### [Given problem]
Transcribe all of the material below word for word and leave out its pictures.

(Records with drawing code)
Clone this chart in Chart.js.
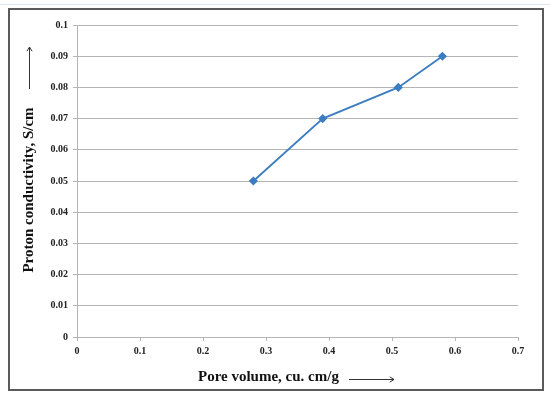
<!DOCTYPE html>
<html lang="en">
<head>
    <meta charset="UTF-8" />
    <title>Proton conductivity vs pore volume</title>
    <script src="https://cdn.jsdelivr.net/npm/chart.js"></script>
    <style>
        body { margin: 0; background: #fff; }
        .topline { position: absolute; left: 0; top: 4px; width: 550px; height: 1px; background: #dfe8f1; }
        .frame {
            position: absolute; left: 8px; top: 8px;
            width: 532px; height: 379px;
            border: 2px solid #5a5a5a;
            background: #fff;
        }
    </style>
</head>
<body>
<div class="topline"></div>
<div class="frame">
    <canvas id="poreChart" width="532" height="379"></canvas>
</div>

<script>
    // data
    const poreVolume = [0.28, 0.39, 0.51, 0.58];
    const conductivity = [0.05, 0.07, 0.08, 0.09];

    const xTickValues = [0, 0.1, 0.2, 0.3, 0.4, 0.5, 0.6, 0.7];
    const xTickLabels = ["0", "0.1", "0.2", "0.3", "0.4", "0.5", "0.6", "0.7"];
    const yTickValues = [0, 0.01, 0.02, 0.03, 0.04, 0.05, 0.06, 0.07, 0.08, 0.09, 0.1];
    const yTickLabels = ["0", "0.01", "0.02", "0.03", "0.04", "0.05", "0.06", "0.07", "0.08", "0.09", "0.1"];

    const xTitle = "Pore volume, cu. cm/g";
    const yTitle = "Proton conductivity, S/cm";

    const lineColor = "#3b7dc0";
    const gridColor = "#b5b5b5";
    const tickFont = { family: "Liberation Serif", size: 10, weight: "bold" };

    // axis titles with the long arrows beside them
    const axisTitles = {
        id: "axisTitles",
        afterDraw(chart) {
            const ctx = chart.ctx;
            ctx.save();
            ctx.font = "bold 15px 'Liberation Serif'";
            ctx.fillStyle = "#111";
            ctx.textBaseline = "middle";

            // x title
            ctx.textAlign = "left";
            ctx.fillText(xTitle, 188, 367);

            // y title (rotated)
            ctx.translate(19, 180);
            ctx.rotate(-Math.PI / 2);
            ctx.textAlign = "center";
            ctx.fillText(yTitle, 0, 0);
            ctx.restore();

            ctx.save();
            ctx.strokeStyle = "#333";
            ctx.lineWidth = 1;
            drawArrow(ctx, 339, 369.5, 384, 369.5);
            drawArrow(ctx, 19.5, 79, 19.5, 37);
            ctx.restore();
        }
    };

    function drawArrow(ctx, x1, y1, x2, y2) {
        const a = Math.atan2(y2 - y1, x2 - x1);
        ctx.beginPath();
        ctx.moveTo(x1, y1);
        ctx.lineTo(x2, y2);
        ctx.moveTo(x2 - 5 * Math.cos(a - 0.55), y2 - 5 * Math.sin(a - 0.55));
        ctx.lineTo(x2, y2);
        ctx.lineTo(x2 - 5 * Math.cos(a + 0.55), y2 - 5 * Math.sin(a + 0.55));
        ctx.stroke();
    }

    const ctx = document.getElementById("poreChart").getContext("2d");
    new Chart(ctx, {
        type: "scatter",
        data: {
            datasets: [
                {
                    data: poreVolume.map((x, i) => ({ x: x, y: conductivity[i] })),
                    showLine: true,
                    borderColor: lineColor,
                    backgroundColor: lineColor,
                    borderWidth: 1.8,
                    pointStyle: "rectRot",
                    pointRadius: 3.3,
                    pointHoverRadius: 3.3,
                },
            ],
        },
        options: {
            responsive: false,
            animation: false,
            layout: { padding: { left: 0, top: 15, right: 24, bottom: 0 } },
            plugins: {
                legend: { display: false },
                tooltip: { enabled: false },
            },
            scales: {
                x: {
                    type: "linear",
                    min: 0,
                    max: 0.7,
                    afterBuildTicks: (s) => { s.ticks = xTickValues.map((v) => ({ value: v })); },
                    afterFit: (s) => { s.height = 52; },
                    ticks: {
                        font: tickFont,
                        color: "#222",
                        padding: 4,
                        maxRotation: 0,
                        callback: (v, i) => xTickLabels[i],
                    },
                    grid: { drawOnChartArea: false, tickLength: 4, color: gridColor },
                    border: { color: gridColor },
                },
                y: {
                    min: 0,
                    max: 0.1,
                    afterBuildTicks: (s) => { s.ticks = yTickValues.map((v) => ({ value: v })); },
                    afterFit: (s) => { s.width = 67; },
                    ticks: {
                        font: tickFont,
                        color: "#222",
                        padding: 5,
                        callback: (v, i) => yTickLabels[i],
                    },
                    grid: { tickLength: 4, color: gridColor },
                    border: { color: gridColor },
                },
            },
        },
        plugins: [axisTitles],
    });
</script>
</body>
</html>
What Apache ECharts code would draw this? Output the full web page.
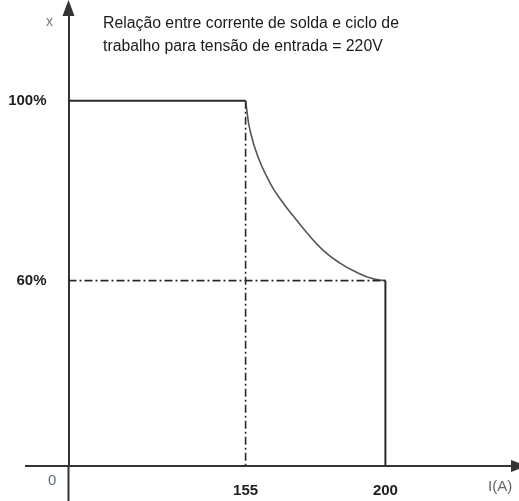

### [Correct answer]
Clone this chart in Chart.js.
<!DOCTYPE html>
<html lang="en">
<head>
    <meta charset="UTF-8" />
    <title>Proton conductivity vs pore volume</title>
    <script src="https://cdn.jsdelivr.net/npm/chart.js"></script>
    <style>
        body { margin: 0; background: #fff; }
        .topline { position: absolute; left: 0; top: 4px; width: 550px; height: 1px; background: #dfe8f1; }
        .frame {
            position: absolute; left: 8px; top: 8px;
            width: 532px; height: 379px;
            border: 2px solid #5a5a5a;
            background: #fff;
        }
    </style>
</head>
<body>
<div class="topline"></div>
<div class="frame">
    <canvas id="poreChart" width="532" height="379"></canvas>
</div>

<script>
    // data
    const poreVolume = [0.28, 0.39, 0.51, 0.58];
    const conductivity = [0.05, 0.07, 0.08, 0.09];

    const xTickValues = [0, 0.1, 0.2, 0.3, 0.4, 0.5, 0.6, 0.7];
    const xTickLabels = ["0", "0.1", "0.2", "0.3", "0.4", "0.5", "0.6", "0.7"];
    const yTickValues = [0, 0.01, 0.02, 0.03, 0.04, 0.05, 0.06, 0.07, 0.08, 0.09, 0.1];
    const yTickLabels = ["0", "0.01", "0.02", "0.03", "0.04", "0.05", "0.06", "0.07", "0.08", "0.09", "0.1"];

    const xTitle = "Pore volume, cu. cm/g";
    const yTitle = "Proton conductivity, S/cm";

    const lineColor = "#3b7dc0";
    const gridColor = "#b5b5b5";
    const tickFont = { family: "Liberation Serif", size: 10, weight: "bold" };

    // axis titles with the long arrows beside them
    const axisTitles = {
        id: "axisTitles",
        afterDraw(chart) {
            const ctx = chart.ctx;
            ctx.save();
            ctx.font = "bold 15px 'Liberation Serif'";
            ctx.fillStyle = "#111";
            ctx.textBaseline = "middle";

            // x title
            ctx.textAlign = "left";
            ctx.fillText(xTitle, 188, 367);

            // y title (rotated)
            ctx.translate(19, 180);
            ctx.rotate(-Math.PI / 2);
            ctx.textAlign = "center";
            ctx.fillText(yTitle, 0, 0);
            ctx.restore();

            ctx.save();
            ctx.strokeStyle = "#333";
            ctx.lineWidth = 1;
            drawArrow(ctx, 339, 369.5, 384, 369.5);
            drawArrow(ctx, 19.5, 79, 19.5, 37);
            ctx.restore();
        }
    };

    function drawArrow(ctx, x1, y1, x2, y2) {
        const a = Math.atan2(y2 - y1, x2 - x1);
        ctx.beginPath();
        ctx.moveTo(x1, y1);
        ctx.lineTo(x2, y2);
        ctx.moveTo(x2 - 5 * Math.cos(a - 0.55), y2 - 5 * Math.sin(a - 0.55));
        ctx.lineTo(x2, y2);
        ctx.lineTo(x2 - 5 * Math.cos(a + 0.55), y2 - 5 * Math.sin(a + 0.55));
        ctx.stroke();
    }

    const ctx = document.getElementById("poreChart").getContext("2d");
    new Chart(ctx, {
        type: "scatter",
        data: {
            datasets: [
                {
                    data: poreVolume.map((x, i) => ({ x: x, y: conductivity[i] })),
                    showLine: true,
                    borderColor: lineColor,
                    backgroundColor: lineColor,
                    borderWidth: 1.8,
                    pointStyle: "rectRot",
                    pointRadius: 3.3,
                    pointHoverRadius: 3.3,
                },
            ],
        },
        options: {
            responsive: false,
            animation: false,
            layout: { padding: { left: 0, top: 15, right: 24, bottom: 0 } },
            plugins: {
                legend: { display: false },
                tooltip: { enabled: false },
            },
            scales: {
                x: {
                    type: "linear",
                    min: 0,
                    max: 0.7,
                    afterBuildTicks: (s) => { s.ticks = xTickValues.map((v) => ({ value: v })); },
                    afterFit: (s) => { s.height = 52; },
                    ticks: {
                        font: tickFont,
                        color: "#222",
                        padding: 4,
                        maxRotation: 0,
                        callback: (v, i) => xTickLabels[i],
                    },
                    grid: { drawOnChartArea: false, tickLength: 4, color: gridColor },
                    border: { color: gridColor },
                },
                y: {
                    min: 0,
                    max: 0.1,
                    afterBuildTicks: (s) => { s.ticks = yTickValues.map((v) => ({ value: v })); },
                    afterFit: (s) => { s.width = 67; },
                    ticks: {
                        font: tickFont,
                        color: "#222",
                        padding: 5,
                        callback: (v, i) => yTickLabels[i],
                    },
                    grid: { tickLength: 4, color: gridColor },
                    border: { color: gridColor },
                },
            },
        },
        plugins: [axisTitles],
    });
</script>
</body>
</html>
What Apache ECharts code would draw this? Output the full web page.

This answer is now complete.